# Given information

<<<<

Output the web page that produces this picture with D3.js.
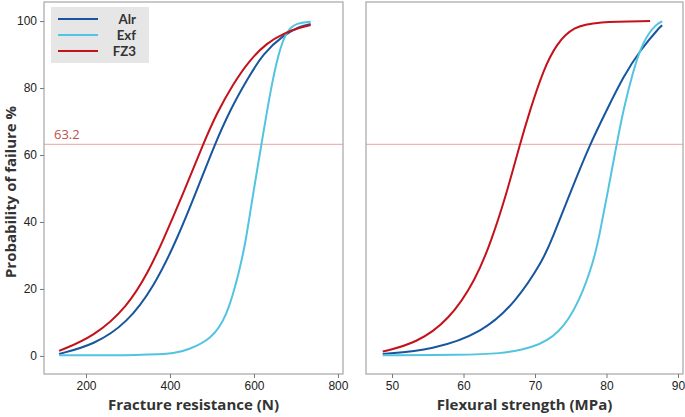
<!DOCTYPE html>
<html><head><meta charset="utf-8">
<script src="https://cdn.jsdelivr.net/npm/d3@7"></script>
<style>body{margin:0;background:#fff}svg{display:block;font-family:"Open Sans","Noto Sans",sans-serif}</style>
</head><body><svg id="c" width="685" height="417"></svg>
<script>
const seriesNames = ["Alr","Exf","FZ3"];
const colors = {Alr:"#17569e", Exf:"#52c4df", FZ3:"#c4121a"};
// Left panel: fracture resistance (N) vs probability of failure (%)
const fracN = {
  Alr:[136,219,298,362,416,464,507,543,583,622,670,710,735],
  Exf:[136,338,417,441,497,536,566,581,598,618,638,658,678,702,735],
  FZ3:[136,219,298,350,380,432,479,511,551,590,630,670,710,735]
};
const fracP = {
  Alr:[0.6,3.3,9.8,20.7,34.6,49.5,63.3,73.4,82.4,90.4,95.8,98.5,99.1],
  Exf:[0.2,0.2,0.8,1.8,4.8,11.7,25.7,34.6,48.6,63.3,78.4,90.4,97.3,99.5,99.8],
  FZ3:[1.5,5.8,14.5,25.5,33.5,48.6,63.3,72.4,81.4,88.4,93.4,96.3,98.1,98.8]
};
// Right panel: flexural strength (MPa)
const flexM = {
  Alr:[48.7,55.7,62.7,67.3,71.1,72.33,74.9,77.69,80.03,82.35,84.69,87.48,87.8],
  Exf:[48.7,60.0,65.0,69.7,73.4,76.2,78.3,79.0,80.0,81.43,82.35,83.75,85.15,87.02,87.8],
  FZ3:[48.7,53.4,58.0,61.7,63.94,66.04,67.9,69.3,71.16,73.03,75.36,78.63,86.1]
};
const flexP = {
  Alr:[0.6,1.8,7,16,28.5,34.6,48.6,63.3,73.4,83.4,91.3,98.3,98.7],
  Exf:[0.2,0.3,0.6,2.3,6.5,16,29,36,47,63.3,73.4,85.4,94.3,99.3,99.9],
  FZ3:[1.3,3.8,10.7,22.7,34.6,48.6,63.3,73.4,85.4,93.3,98.3,99.8,100]
};
const yTicks = [0,20,40,60,80,100];
const fracTicks = [200,400,600,800];
const flexTicks = [50,60,70,80,90];
const refLine = 63.2;

const svg = d3.select("#c");
const plotTop = 2, plotBottom = 374;
const y = d3.scaleLinear().domain([-5.4,105.7]).range([plotBottom, plotTop]);

function panel(x0, x1, domain, ticks, xs, ps, xlabel, withY, withLegend){
  const x = d3.scaleLinear().domain(domain).range([x0, x1]);
  const g = svg.append("g");
  g.append("line").attr("x1",x0).attr("x2",x1).attr("y1",y(refLine)).attr("y2",y(refLine))
    .attr("stroke","#e9a3a3").attr("stroke-width",1);
  const line = d3.line().x(d=>x(d[0])).y(d=>y(d[1])).curve(d3.curveBasis);
  seriesNames.forEach(s=>{
    g.append("path").datum(d3.zip(xs[s], ps[s])).attr("d", line)
      .attr("fill","none").attr("stroke",colors[s]).attr("stroke-width",2);
  });
  g.append("rect").attr("x",x0).attr("y",plotTop).attr("width",x1-x0).attr("height",plotBottom-plotTop)
    .attr("fill","none").attr("stroke","#a6a6a6").attr("stroke-width",1.2);
  const ax = g.append("g").attr("transform",`translate(0,${plotBottom})`)
    .call(d3.axisBottom(x).tickValues(ticks).tickSize(4).tickPadding(3).tickFormat(d3.format("d")));
  ax.select(".domain").remove();
  ax.selectAll("line").attr("stroke","#777");
  ax.selectAll("text").attr("font-size",12).attr("fill","#222");
  g.append("text").attr("x",(x0+x1)/2).attr("y",410).attr("text-anchor","middle")
    .attr("font-size",15).attr("font-weight","bold").attr("fill","#333").text(xlabel);
  if(withY){
    const ay = g.append("g").attr("transform",`translate(${x0},0)`)
      .call(d3.axisLeft(y).tickValues(yTicks).tickSize(4).tickPadding(3));
    ay.select(".domain").remove();
    ay.selectAll("line").attr("stroke","#777");
    ay.selectAll("text").attr("font-size",12).attr("fill","#222");
    g.append("text").attr("transform",`translate(16,${(plotTop+plotBottom)/2+4}) rotate(-90)`)
      .attr("text-anchor","middle").attr("font-size",15).attr("font-weight","bold").attr("fill","#333")
      .text("Probability of failure %");
    g.append("text").attr("x",x0+10).attr("y",y(refLine)-5).attr("font-size",13)
      .attr("fill","#c0504d").text(String(refLine));
  }
  if(withLegend){
    const lg = g.append("g");
    lg.append("rect").attr("x",51).attr("y",7).attr("width",98).attr("height",56).attr("fill","#e6e6e6");
    seriesNames.forEach((s,i)=>{
      const yy = 19 + i*16;
      lg.append("line").attr("x1",58).attr("x2",98).attr("y1",yy).attr("y2",yy)
        .attr("stroke",colors[s]).attr("stroke-width",2);
      lg.append("text").attr("x",136).attr("y",yy+5).attr("text-anchor","end")
        .attr("font-family","Lato, sans-serif")
        .attr("font-size",13.3).attr("font-weight","bold").attr("fill","#333").text(s);
    });
  }
}
panel(44, 343, [100, 812], fracTicks, fracN, fracP, "Fracture resistance (N)", true, true);
panel(366, 683, [46.36, 90.7], flexTicks, flexM, flexP, "Flexural strength (MPa)", false, false);
</script></body></html>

>>>>

# Aim
Copy out all the data without changing anything, and drop the pictures.

# Final result
Output the web page that produces this picture with D3.js.
<!DOCTYPE html>
<html><head><meta charset="utf-8">
<script src="https://cdn.jsdelivr.net/npm/d3@7"></script>
<style>body{margin:0;background:#fff}svg{display:block;font-family:"Open Sans","Noto Sans",sans-serif}</style>
</head><body><svg id="c" width="685" height="417"></svg>
<script>
const seriesNames = ["Alr","Exf","FZ3"];
const colors = {Alr:"#17569e", Exf:"#52c4df", FZ3:"#c4121a"};
// Left panel: fracture resistance (N) vs probability of failure (%)
const fracN = {
  Alr:[136,219,298,362,416,464,507,543,583,622,670,710,735],
  Exf:[136,338,417,441,497,536,566,581,598,618,638,658,678,702,735],
  FZ3:[136,219,298,350,380,432,479,511,551,590,630,670,710,735]
};
const fracP = {
  Alr:[0.6,3.3,9.8,20.7,34.6,49.5,63.3,73.4,82.4,90.4,95.8,98.5,99.1],
  Exf:[0.2,0.2,0.8,1.8,4.8,11.7,25.7,34.6,48.6,63.3,78.4,90.4,97.3,99.5,99.8],
  FZ3:[1.5,5.8,14.5,25.5,33.5,48.6,63.3,72.4,81.4,88.4,93.4,96.3,98.1,98.8]
};
// Right panel: flexural strength (MPa)
const flexM = {
  Alr:[48.7,55.7,62.7,67.3,71.1,72.33,74.9,77.69,80.03,82.35,84.69,87.48,87.8],
  Exf:[48.7,60.0,65.0,69.7,73.4,76.2,78.3,79.0,80.0,81.43,82.35,83.75,85.15,87.02,87.8],
  FZ3:[48.7,53.4,58.0,61.7,63.94,66.04,67.9,69.3,71.16,73.03,75.36,78.63,86.1]
};
const flexP = {
  Alr:[0.6,1.8,7,16,28.5,34.6,48.6,63.3,73.4,83.4,91.3,98.3,98.7],
  Exf:[0.2,0.3,0.6,2.3,6.5,16,29,36,47,63.3,73.4,85.4,94.3,99.3,99.9],
  FZ3:[1.3,3.8,10.7,22.7,34.6,48.6,63.3,73.4,85.4,93.3,98.3,99.8,100]
};
const yTicks = [0,20,40,60,80,100];
const fracTicks = [200,400,600,800];
const flexTicks = [50,60,70,80,90];
const refLine = 63.2;

const svg = d3.select("#c");
const plotTop = 2, plotBottom = 374;
const y = d3.scaleLinear().domain([-5.4,105.7]).range([plotBottom, plotTop]);

function panel(x0, x1, domain, ticks, xs, ps, xlabel, withY, withLegend){
  const x = d3.scaleLinear().domain(domain).range([x0, x1]);
  const g = svg.append("g");
  g.append("line").attr("x1",x0).attr("x2",x1).attr("y1",y(refLine)).attr("y2",y(refLine))
    .attr("stroke","#e9a3a3").attr("stroke-width",1);
  const line = d3.line().x(d=>x(d[0])).y(d=>y(d[1])).curve(d3.curveBasis);
  seriesNames.forEach(s=>{
    g.append("path").datum(d3.zip(xs[s], ps[s])).attr("d", line)
      .attr("fill","none").attr("stroke",colors[s]).attr("stroke-width",2);
  });
  g.append("rect").attr("x",x0).attr("y",plotTop).attr("width",x1-x0).attr("height",plotBottom-plotTop)
    .attr("fill","none").attr("stroke","#a6a6a6").attr("stroke-width",1.2);
  const ax = g.append("g").attr("transform",`translate(0,${plotBottom})`)
    .call(d3.axisBottom(x).tickValues(ticks).tickSize(4).tickPadding(3).tickFormat(d3.format("d")));
  ax.select(".domain").remove();
  ax.selectAll("line").attr("stroke","#777");
  ax.selectAll("text").attr("font-size",12).attr("fill","#222");
  g.append("text").attr("x",(x0+x1)/2).attr("y",410).attr("text-anchor","middle")
    .attr("font-size",15).attr("font-weight","bold").attr("fill","#333").text(xlabel);
  if(withY){
    const ay = g.append("g").attr("transform",`translate(${x0},0)`)
      .call(d3.axisLeft(y).tickValues(yTicks).tickSize(4).tickPadding(3));
    ay.select(".domain").remove();
    ay.selectAll("line").attr("stroke","#777");
    ay.selectAll("text").attr("font-size",12).attr("fill","#222");
    g.append("text").attr("transform",`translate(16,${(plotTop+plotBottom)/2+4}) rotate(-90)`)
      .attr("text-anchor","middle").attr("font-size",15).attr("font-weight","bold").attr("fill","#333")
      .text("Probability of failure %");
    g.append("text").attr("x",x0+10).attr("y",y(refLine)-5).attr("font-size",13)
      .attr("fill","#c0504d").text(String(refLine));
  }
  if(withLegend){
    const lg = g.append("g");
    lg.append("rect").attr("x",51).attr("y",7).attr("width",98).attr("height",56).attr("fill","#e6e6e6");
    seriesNames.forEach((s,i)=>{
      const yy = 19 + i*16;
      lg.append("line").attr("x1",58).attr("x2",98).attr("y1",yy).attr("y2",yy)
        .attr("stroke",colors[s]).attr("stroke-width",2);
      lg.append("text").attr("x",136).attr("y",yy+5).attr("text-anchor","end")
        .attr("font-family","Lato, sans-serif")
        .attr("font-size",13.3).attr("font-weight","bold").attr("fill","#333").text(s);
    });
  }
}
panel(44, 343, [100, 812], fracTicks, fracN, fracP, "Fracture resistance (N)", true, true);
panel(366, 683, [46.36, 90.7], flexTicks, flexM, flexP, "Flexural strength (MPa)", false, false);
</script></body></html>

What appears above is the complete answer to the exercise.